**Request**
Leave out the pictures and copy everything else below exactly.

**Recorded information**
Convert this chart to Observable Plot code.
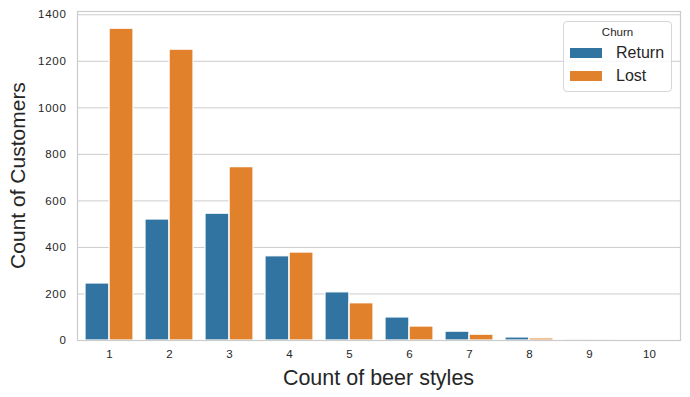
<!DOCTYPE html>
<html>
<head>
<meta charset="utf-8">
<script src="https://cdn.jsdelivr.net/npm/d3@7"></script>
<script src="https://cdn.jsdelivr.net/npm/@observablehq/plot@0.6"></script>
<style>
  body { margin: 0; background: #fff; font-family: "Liberation Sans", Arial, sans-serif; }
  #wrap { position: relative; width: 690px; height: 397px; }
  #legend {
    position: absolute; left: 563px; top: 21px; width: 109px; height: 71px;
    border: 1px solid #d6d6d6; border-radius: 4px; background: rgba(255,255,255,0.8);
    box-sizing: border-box; color: #262626;
  }
  #legend .title { position: absolute; left: 0; width: 100%; top: 4px; text-align: center; font-size: 11.5px; }
  #legend .sw { position: absolute; left: 6px; width: 32px; height: 10px; }
  #legend .lab { position: absolute; left: 52px; font-size: 16px; line-height: 16px; }
</style>
</head>
<body>
<div id="wrap"></div>
<script>
const beerStyles = [1, 2, 3, 4, 5, 6, 7, 8, 9, 10];
const churnGroups = ["Return", "Lost"];
const returnCounts = [245, 520, 545, 362, 207, 99, 38, 13, 1, 0];
const lostCounts = [1340, 1250, 745, 378, 160, 60, 25, 9, 1, 0];
const yTicks = [0, 200, 400, 600, 800, 1000, 1200, 1400];
const colors = ["#3274a1", "#e1812c"];

const returnData = beerStyles.map((s, i) => ({style: s, churn: "Return", count: returnCounts[i]}));
const lostData = beerStyles.map((s, i) => ({style: s, churn: "Lost", count: lostCounts[i]}));

const W = 690, H = 397, mL = 77, mR = 10, mT = 11, mB = 57;
const half = (W - mL - mR) / beerStyles.length * 0.8 / 2;

const chart = Plot.plot({
  width: W, height: H,
  marginLeft: mL, marginRight: mR, marginTop: mT, marginBottom: mB,
  style: {fontSize: "11.5px", fontFamily: "Liberation Sans, Arial, sans-serif", color: "#262626", background: "white"},
  x: {type: "band", domain: beerStyles, paddingInner: 0.2, paddingOuter: 0.1, tickSize: 0, tickPadding: 9, label: null},
  y: {domain: [0, 1414], ticks: yTicks, tickFormat: d => String(d), tickSize: 0, tickPadding: 11, label: null},
  marks: [
    Plot.ruleY(yTicks, {stroke: "#cccccc", strokeWidth: 1}),
    Plot.barY(returnData, {x: "style", y: "count", fill: colors[0], insetRight: half, stroke: "white", strokeWidth: 1.2}),
    Plot.barY(lostData, {x: "style", y: "count", fill: colors[1], insetLeft: half, stroke: "white", strokeWidth: 1.2}),
    Plot.frame({stroke: "#cccccc", strokeWidth: 1.2})
  ]
});

const svg = d3.select(chart);
svg.selectAll('g[aria-label="y-axis tick label"] text, g[aria-label="y-axis"] text').attr("letter-spacing", "0.7px");
svg.append("text")
  .attr("x", (mL + W - mR) / 2).attr("y", 385)
  .attr("text-anchor", "middle").attr("font-size", 21.5).attr("fill", "#262626")
  .text("Count of beer styles");
svg.append("text")
  .attr("transform", `translate(25,${(mT + H - mB) / 2}) rotate(-90)`)
  .attr("text-anchor", "middle").attr("font-size", 21).attr("fill", "#262626")
  .text("Count of Customers");

const wrap = document.getElementById("wrap");
wrap.appendChild(chart);

const legend = document.createElement("div");
legend.id = "legend";
legend.innerHTML = `<div class="title">Churn</div>` +
  churnGroups.map((g, i) =>
    `<div class="sw" style="top:${26 + i * 23}px;background:${colors[i]}"></div>` +
    `<div class="lab" style="top:${23 + i * 23}px">${g}</div>`).join("");
wrap.appendChild(legend);
</script>
</body>
</html>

**Written answer**
Convert this chart to Observable Plot code.
<!DOCTYPE html>
<html>
<head>
<meta charset="utf-8">
<script src="https://cdn.jsdelivr.net/npm/d3@7"></script>
<script src="https://cdn.jsdelivr.net/npm/@observablehq/plot@0.6"></script>
<style>
  body { margin: 0; background: #fff; font-family: "Liberation Sans", Arial, sans-serif; }
  #wrap { position: relative; width: 690px; height: 397px; }
  #legend {
    position: absolute; left: 563px; top: 21px; width: 109px; height: 71px;
    border: 1px solid #d6d6d6; border-radius: 4px; background: rgba(255,255,255,0.8);
    box-sizing: border-box; color: #262626;
  }
  #legend .title { position: absolute; left: 0; width: 100%; top: 4px; text-align: center; font-size: 11.5px; }
  #legend .sw { position: absolute; left: 6px; width: 32px; height: 10px; }
  #legend .lab { position: absolute; left: 52px; font-size: 16px; line-height: 16px; }
</style>
</head>
<body>
<div id="wrap"></div>
<script>
const beerStyles = [1, 2, 3, 4, 5, 6, 7, 8, 9, 10];
const churnGroups = ["Return", "Lost"];
const returnCounts = [245, 520, 545, 362, 207, 99, 38, 13, 1, 0];
const lostCounts = [1340, 1250, 745, 378, 160, 60, 25, 9, 1, 0];
const yTicks = [0, 200, 400, 600, 800, 1000, 1200, 1400];
const colors = ["#3274a1", "#e1812c"];

const returnData = beerStyles.map((s, i) => ({style: s, churn: "Return", count: returnCounts[i]}));
const lostData = beerStyles.map((s, i) => ({style: s, churn: "Lost", count: lostCounts[i]}));

const W = 690, H = 397, mL = 77, mR = 10, mT = 11, mB = 57;
const half = (W - mL - mR) / beerStyles.length * 0.8 / 2;

const chart = Plot.plot({
  width: W, height: H,
  marginLeft: mL, marginRight: mR, marginTop: mT, marginBottom: mB,
  style: {fontSize: "11.5px", fontFamily: "Liberation Sans, Arial, sans-serif", color: "#262626", background: "white"},
  x: {type: "band", domain: beerStyles, paddingInner: 0.2, paddingOuter: 0.1, tickSize: 0, tickPadding: 9, label: null},
  y: {domain: [0, 1414], ticks: yTicks, tickFormat: d => String(d), tickSize: 0, tickPadding: 11, label: null},
  marks: [
    Plot.ruleY(yTicks, {stroke: "#cccccc", strokeWidth: 1}),
    Plot.barY(returnData, {x: "style", y: "count", fill: colors[0], insetRight: half, stroke: "white", strokeWidth: 1.2}),
    Plot.barY(lostData, {x: "style", y: "count", fill: colors[1], insetLeft: half, stroke: "white", strokeWidth: 1.2}),
    Plot.frame({stroke: "#cccccc", strokeWidth: 1.2})
  ]
});

const svg = d3.select(chart);
svg.selectAll('g[aria-label="y-axis tick label"] text, g[aria-label="y-axis"] text').attr("letter-spacing", "0.7px");
svg.append("text")
  .attr("x", (mL + W - mR) / 2).attr("y", 385)
  .attr("text-anchor", "middle").attr("font-size", 21.5).attr("fill", "#262626")
  .text("Count of beer styles");
svg.append("text")
  .attr("transform", `translate(25,${(mT + H - mB) / 2}) rotate(-90)`)
  .attr("text-anchor", "middle").attr("font-size", 21).attr("fill", "#262626")
  .text("Count of Customers");

const wrap = document.getElementById("wrap");
wrap.appendChild(chart);

const legend = document.createElement("div");
legend.id = "legend";
legend.innerHTML = `<div class="title">Churn</div>` +
  churnGroups.map((g, i) =>
    `<div class="sw" style="top:${26 + i * 23}px;background:${colors[i]}"></div>` +
    `<div class="lab" style="top:${23 + i * 23}px">${g}</div>`).join("");
wrap.appendChild(legend);
</script>
</body>
</html>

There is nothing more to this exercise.